WORK REQUIRED:
Lines with "Generate a web" and "- margin.bottom, margin.top]);" mark the range, both included. Reproduce exactly that stretch, without pictures.

DATA EXCERPTS:
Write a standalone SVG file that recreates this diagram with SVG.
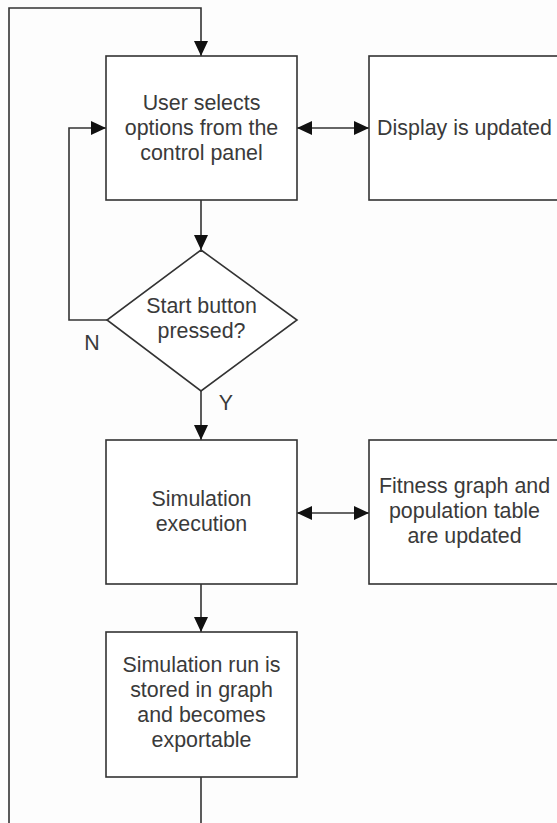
<svg xmlns="http://www.w3.org/2000/svg" width="557" height="823" viewBox="0 0 557 823">
<style>
.box{fill:#fff;stroke:#333;stroke-width:1.6}
.ln{fill:none;stroke:#333;stroke-width:1.6}
.t{font-family:"Liberation Sans",Arial,sans-serif;font-size:21.4px;fill:#3a3a3a;text-anchor:middle}
</style>
<defs>
<marker id="ah" markerUnits="userSpaceOnUse" markerWidth="16" markerHeight="14" refX="15" refY="7" orient="auto-start-reverse" viewBox="0 0 16 14">
<path d="M0,0 L15,7 L0,14 Z" fill="#111"/>
</marker>
</defs>
<rect width="557" height="823" fill="#fdfdfd"/>
<g id="connectors">
<path class="ln" d="M201,823 V777"/>
<path class="ln" d="M9,823 V8 H201 V56" marker-end="url(#ah)"/>
<path class="ln" d="M201,200 V250" marker-end="url(#ah)"/>
<path class="ln" d="M107,320 H69 V128 H106" marker-end="url(#ah)"/>
<path class="ln" d="M201,391 V440" marker-end="url(#ah)"/>
<path class="ln" d="M201,584 V632" marker-end="url(#ah)"/>
<path class="ln" d="M297,128 H369" marker-start="url(#ah)" marker-end="url(#ah)"/>
<path class="ln" d="M297,513 H369" marker-start="url(#ah)" marker-end="url(#ah)"/>
<text class="t" x="92" y="350">N</text>
<text class="t" x="226" y="410">Y</text>
</g>
<g id="user-selects">
<rect class="box" x="106" y="56" width="191" height="144"/>
<text class="t" x="201.5" y="110">User selects</text>
<text class="t" x="201.5" y="135">options from the</text>
<text class="t" x="201.5" y="160">control panel</text>
</g>
<g id="display-updated">
<rect class="box" x="369" y="56" width="191" height="144"/>
<text class="t" x="464.5" y="135">Display is updated</text>
</g>
<g id="start-pressed">
<polygon class="box" points="201,250 297,320 201,391 107,320"/>
<text class="t" x="201.5" y="313">Start button</text>
<text class="t" x="201.5" y="338">pressed?</text>
</g>
<g id="simulation-execution">
<rect class="box" x="106" y="440" width="191" height="144"/>
<text class="t" x="201.5" y="506">Simulation</text>
<text class="t" x="201.5" y="531">execution</text>
</g>
<g id="fitness-updated">
<rect class="box" x="369" y="440" width="191" height="144"/>
<text class="t" x="464.5" y="493">Fitness graph and</text>
<text class="t" x="464.5" y="518">population table</text>
<text class="t" x="464.5" y="543">are updated</text>
</g>
<g id="simulation-stored">
<rect class="box" x="106" y="632" width="191" height="145"/>
<text class="t" x="201.5" y="672">Simulation run is</text>
<text class="t" x="201.5" y="697">stored in graph</text>
<text class="t" x="201.5" y="722">and becomes</text>
<text class="t" x="201.5" y="747">exportable</text>
</g>
</svg>
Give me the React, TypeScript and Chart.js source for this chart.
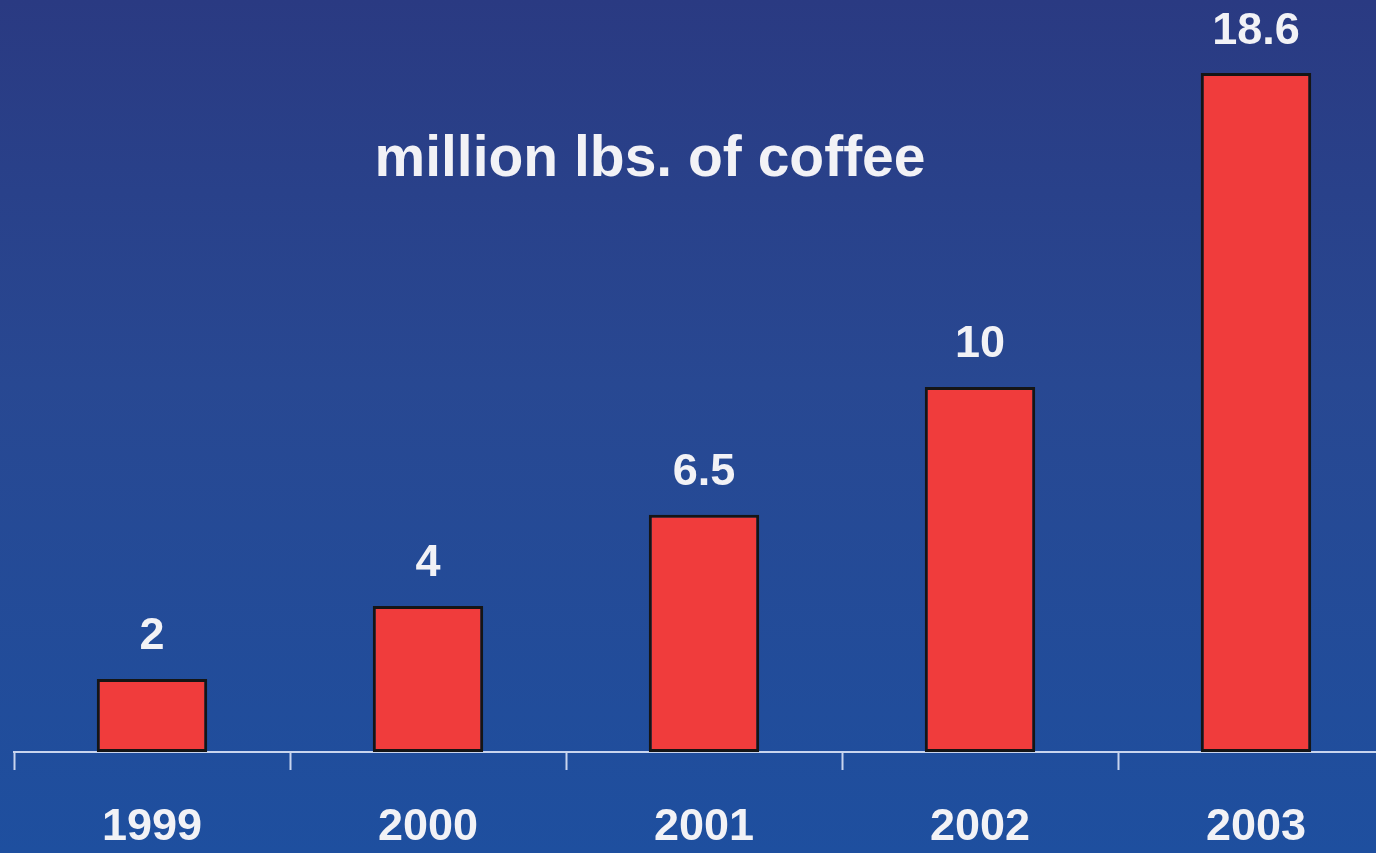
import React, { useEffect, useRef } from "react";
import { Chart, registerables } from "chart.js";

Chart.register(...registerables);

const years = ["1999", "2000", "2001", "2002", "2003"];
const coffeeMillionLbs = [2, 4, 6.5, 10, 18.6];
const valueLabels = ["2", "4", "6.5", "10", "18.6"];
const titleText = "million lbs. of coffee";

const FONT = "'Liberation Sans', Arial, Helvetica, sans-serif";

const overlayPlugin = {
  id: "overlayText",
  afterDatasetsDraw(chart: any) {
    const ctx = chart.ctx;
    const area = chart.chartArea;
    ctx.save();
    ctx.fillStyle = "#f2f2f6";
    ctx.textAlign = "center";
    ctx.textBaseline = "middle";
    ctx.font = `bold 45px ${FONT}`;
    const meta = chart.getDatasetMeta(0);
    meta.data.forEach((bar: any, i: number) => {
      ctx.fillText(valueLabels[i], bar.x, bar.y - 42);
    });
    ctx.font = `bold 57px ${FONT}`;
    ctx.fillText(titleText, area.left + 636, 160);
    ctx.restore();
  },
};

export default function App() {
  const ref = useRef<HTMLCanvasElement | null>(null);
  useEffect(() => {
    if (!ref.current) return;
    const chart = new Chart(ref.current, {
      type: "bar",
      data: {
        labels: years,
        datasets: [
          {
            data: coffeeMillionLbs,
            backgroundColor: "#f03c3c",
            borderColor: "#151515",
            borderWidth: 3,
            borderSkipped: false,
            categoryPercentage: 1,
            barPercentage: 0.4,
          },
        ],
      },
      options: {
        animation: false,
        responsive: false,
        maintainAspectRatio: false,
        devicePixelRatio: 1,
        layout: { padding: { top: 22, left: 14, right: 6, bottom: 0 } },
        plugins: {
          legend: { display: false },
          tooltip: { enabled: false },
          title: { display: false },
        },
        scales: {
          x: {
            offset: true,
            border: { display: true, color: "#c9d5ee", width: 2 },
            grid: {
              offset: true,
              drawOnChartArea: false,
              drawTicks: true,
              tickLength: 18,
              tickWidth: 2,
              tickColor: "#c9d5ee",
              color: "#c9d5ee",
            },
            ticks: {
              color: "#f2f2f6",
              padding: 31,
              maxRotation: 0,
              font: { family: FONT, size: 45, weight: "bold" },
            },
          },
          y: {
            display: false,
            min: 0,
            max: 20,
          },
        },
      },
      plugins: [overlayPlugin],
    });
    return () => chart.destroy();
  }, []);
  return (
    <div
      style={{
        position: "fixed",
        left: 0,
        top: 0,
        width: 1400,
        height: 853,
        background: "linear-gradient(180deg, #2a3a82 0%, #284892 45%, #1e4f9f 100%)",
        overflow: "hidden",
      }}
    >
      <canvas ref={ref} width={1400} height={886} style={{ display: "block", width: 1400, height: 886 }} />
    </div>
  );
}
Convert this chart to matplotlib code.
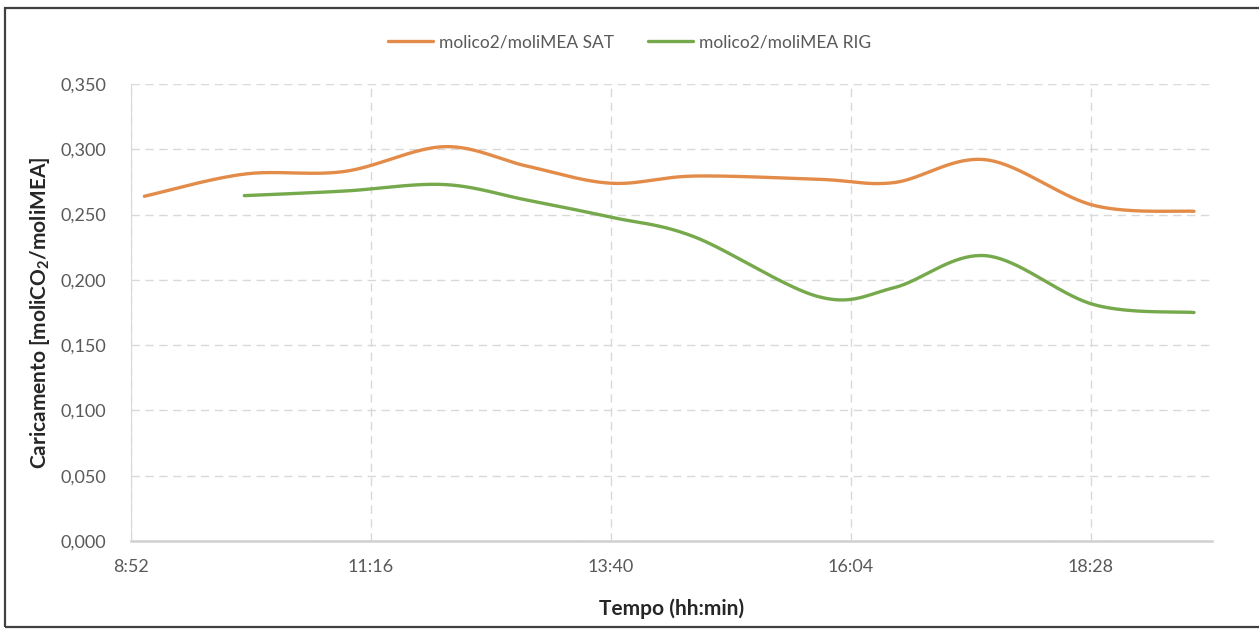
import numpy as np
import matplotlib
matplotlib.use("Agg")
import matplotlib.pyplot as plt
from matplotlib.ticker import FixedLocator, FuncFormatter
from matplotlib.patches import Rectangle

plt.rcParams['font.family'] = ['Lato', 'DejaVu Sans']
plt.rcParams['mathtext.fontset'] = 'custom'
plt.rcParams['mathtext.rm'] = 'Lato'
plt.rcParams['mathtext.bf'] = 'Lato:bold'

# ========================================
# Data
# ========================================
sat_times = ["9:00", "10:00", "11:00", "12:00", "12:50", "13:40", "14:30",
             "15:45", "16:30", "17:25", "18:30", "19:30"]
sat_values = [0.264, 0.281, 0.283, 0.302, 0.287, 0.274, 0.2795,
              0.277, 0.2745, 0.292, 0.257, 0.2525]

rig_times = ["10:00", "11:00", "12:00", "12:50", "13:40", "14:30",
             "15:45", "16:30", "17:25", "18:30", "19:30"]
rig_values = [0.2645, 0.268, 0.273, 0.261, 0.248, 0.233,
              0.187, 0.194, 0.2185, 0.181, 0.175]

series_labels = ["molico2/moliMEA SAT", "molico2/moliMEA RIG"]
series_colors = ["#E38B48", "#75A94C"]

x_ticks = [0.369444 + 0.1 * k for k in range(5)]
y_ticks = [0.0, 0.05, 0.10, 0.15, 0.20, 0.25, 0.30, 0.35]


def to_day(t):
    h, m = t.split(":")
    return (int(h) * 60 + int(m)) / 1440.0


def fmt_time(v, pos=None):
    mins = int(round(v * 1440))
    return f"{mins // 60}:{mins % 60:02d}"


def smooth(xs, ys, n=40):
    # Excel-like smoothed line: cubic bezier with catmull-rom control points
    xs = np.asarray(xs, float)
    ys = np.asarray(ys, float)
    px, py = [], []
    for i in range(len(xs) - 1):
        i0 = max(i - 1, 0)
        i3 = min(i + 2, len(xs) - 1)
        p0 = np.array([xs[i], ys[i]])
        p3 = np.array([xs[i + 1], ys[i + 1]])
        p1 = p0 + (p3 - np.array([xs[i0], ys[i0]])) / 6.0
        p2 = p3 - (np.array([xs[i3], ys[i3]]) - p0) / 6.0
        t = np.linspace(0, 1, n)[:, None]
        pts = ((1 - t) ** 3) * p0 + 3 * ((1 - t) ** 2) * t * p1 + 3 * (1 - t) * t ** 2 * p2 + t ** 3 * p3
        px.extend(pts[:, 0])
        py.extend(pts[:, 1])
    return np.array(px), np.array(py)


# ========================================
# Plot
# ========================================
fig = plt.figure(figsize=(12.59, 6.31), dpi=100)
ax = fig.add_axes([131 / 1259, 1 - 541 / 631, (1212 - 131) / 1259, (541 - 84) / 631])

for times, values, label, color in zip([sat_times, rig_times], [sat_values, rig_values],
                                       series_labels, series_colors):
    sx, sy = smooth([to_day(t) for t in times], values)
    ax.plot(sx, sy, color=color, linewidth=2.4, label=label, solid_capstyle='round')

ax.set_xlim(x_ticks[0], 0.82)
ax.set_ylim(0, 0.35)
ax.xaxis.set_major_locator(FixedLocator(x_ticks))
ax.xaxis.set_major_formatter(FuncFormatter(fmt_time))
ax.yaxis.set_major_locator(FixedLocator(y_ticks))
ax.yaxis.set_major_formatter(FuncFormatter(lambda v, p: f"{v:.3f}".replace(".", ",")))

ax.grid(True, color='#D9D9D9', linestyle=(0, (6, 4)), linewidth=1.0)
ax.set_axisbelow(True)
for side in ['top', 'right']:
    ax.spines[side].set_visible(False)
ax.spines['left'].set_color('#D9D9D9')
ax.spines['bottom'].set_color('#D0D0D0')
ax.spines['bottom'].set_linewidth(1.8)
ax.tick_params(length=0, labelsize=13, labelcolor='#595959')
ax.tick_params(axis='x', pad=13)
ax.tick_params(axis='y', pad=18)

ax.set_xlabel('Tempo (hh:min)', fontsize=15, fontweight='bold', color='#262626', labelpad=17)
ax.set_ylabel(r'Caricamento [moliCO$\mathbf{_2}$/moliMEA]', fontsize=15,
              fontweight='bold', color='#262626', labelpad=6)

fig.legend(loc='center', bbox_to_anchor=(0.5, 1 - 42 / 631), ncol=2, frameon=False,
           fontsize=12.5, labelcolor='#595959', handlelength=2.6, columnspacing=2.0,
           handletextpad=0.3)

# outer frame of the chart area
fig.patches.append(Rectangle((5 / 1259, 4 / 631), 1.2, 1 - 12 / 631, transform=fig.transFigure,
                             fill=False, edgecolor='#404040', linewidth=1.6))

fig.savefig('out.png', dpi=100)
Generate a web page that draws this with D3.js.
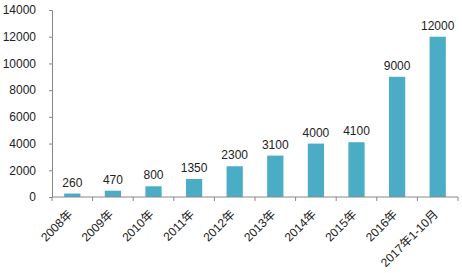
<!DOCTYPE html>
<html>
<head>
<meta charset="utf-8">
<script src="https://cdn.jsdelivr.net/npm/d3@7"></script>
<style>
  body { margin: 0; background: #fff; }
  svg text { font-family: "Liberation Sans", "Noto Sans CJK SC", sans-serif; fill: #222; }
</style>
</head>
<body>
<svg id="chart"></svg>
<script>
const categories = ['2008年', '2009年', '2010年', '2011年', '2012年', '2013年', '2014年', '2015年', '2016年', '2017年1-10月'];
const values = [260, 470, 800, 1350, 2300, 3100, 4000, 4100, 9000, 12000];
const yTicks = [0, 2000, 4000, 6000, 8000, 10000, 12000, 14000];

const width = 462, height = 273;
const margin = { top: 10, right: 4, bottom: 76, left: 52 };

const svg = d3.select('#chart')
  .attr('width', width)
  .attr('height', height);

const x = d3.scaleBand()
  .domain(categories)
  .range([margin.left, width - margin.right])
  .paddingInner(0.6)
  .paddingOuter(0.3);

const y = d3.scaleLinear()
  .domain([0, 14000])
  .range([height - margin.bottom, margin.top]);

// y axis
const yAxis = svg.append('g')
  .attr('transform', `translate(${margin.left},0)`)
  .call(d3.axisLeft(y).tickValues(yTicks).tickSize(3).tickPadding(13).tickFormat(d3.format('d')));
yAxis.select('.domain').attr('stroke', '#888');
yAxis.selectAll('.tick line').attr('stroke', '#888');
yAxis.selectAll('.tick text').style('font-size', '12px');

// bars
svg.selectAll('.bar')
  .data(values)
  .enter()
  .append('rect')
  .attr('class', 'bar')
  .attr('x', (d, i) => x(categories[i]))
  .attr('width', x.bandwidth())
  .attr('y', d => y(d))
  .attr('height', d => y(0) - y(d))
  .attr('fill', '#4bacc6');

// value labels
svg.selectAll('.label')
  .data(values)
  .enter()
  .append('text')
  .attr('class', 'label')
  .attr('x', (d, i) => x(categories[i]) + x.bandwidth() / 2)
  .attr('y', d => y(d) - 7)
  .attr('text-anchor', 'middle')
  .style('font-size', '12px')
  .text(d => d);

// x axis, ticks between categories
const x0 = margin.left;
const xAxis = svg.append('g')
  .attr('transform', `translate(0,${y(0)})`);
xAxis.append('line')
  .attr('x1', x0).attr('x2', width - margin.right)
  .attr('stroke', '#888');
xAxis.selectAll('.sep')
  .data(d3.range(categories.length + 1))
  .enter()
  .append('line')
  .attr('x1', i => x0 + i * (width - margin.right - x0) / categories.length)
  .attr('x2', i => x0 + i * (width - margin.right - x0) / categories.length)
  .attr('y1', 0).attr('y2', 4)
  .attr('stroke', '#888');
xAxis.selectAll('.cat')
  .data(categories)
  .enter()
  .append('text')
  .attr('text-anchor', 'end')
  .style('font-size', '12px')
  .attr('transform', d => `translate(${x(d) + x.bandwidth() / 2 + 1},${18}) rotate(-45)`)
  .text(d => d);
</script>
</body>
</html>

PROBLEM SOLUTION:
Generate a web page that draws this with D3.js.
<!DOCTYPE html>
<html>
<head>
<meta charset="utf-8">
<script src="https://cdn.jsdelivr.net/npm/d3@7"></script>
<style>
  body { margin: 0; background: #fff; }
  svg text { font-family: "Liberation Sans", "Noto Sans CJK SC", sans-serif; fill: #222; }
</style>
</head>
<body>
<svg id="chart"></svg>
<script>
const categories = ['2008年', '2009年', '2010年', '2011年', '2012年', '2013年', '2014年', '2015年', '2016年', '2017年1-10月'];
const values = [260, 470, 800, 1350, 2300, 3100, 4000, 4100, 9000, 12000];
const yTicks = [0, 2000, 4000, 6000, 8000, 10000, 12000, 14000];

const width = 462, height = 273;
const margin = { top: 10, right: 4, bottom: 76, left: 52 };

const svg = d3.select('#chart')
  .attr('width', width)
  .attr('height', height);

const x = d3.scaleBand()
  .domain(categories)
  .range([margin.left, width - margin.right])
  .paddingInner(0.6)
  .paddingOuter(0.3);

const y = d3.scaleLinear()
  .domain([0, 14000])
  .range([height - margin.bottom, margin.top]);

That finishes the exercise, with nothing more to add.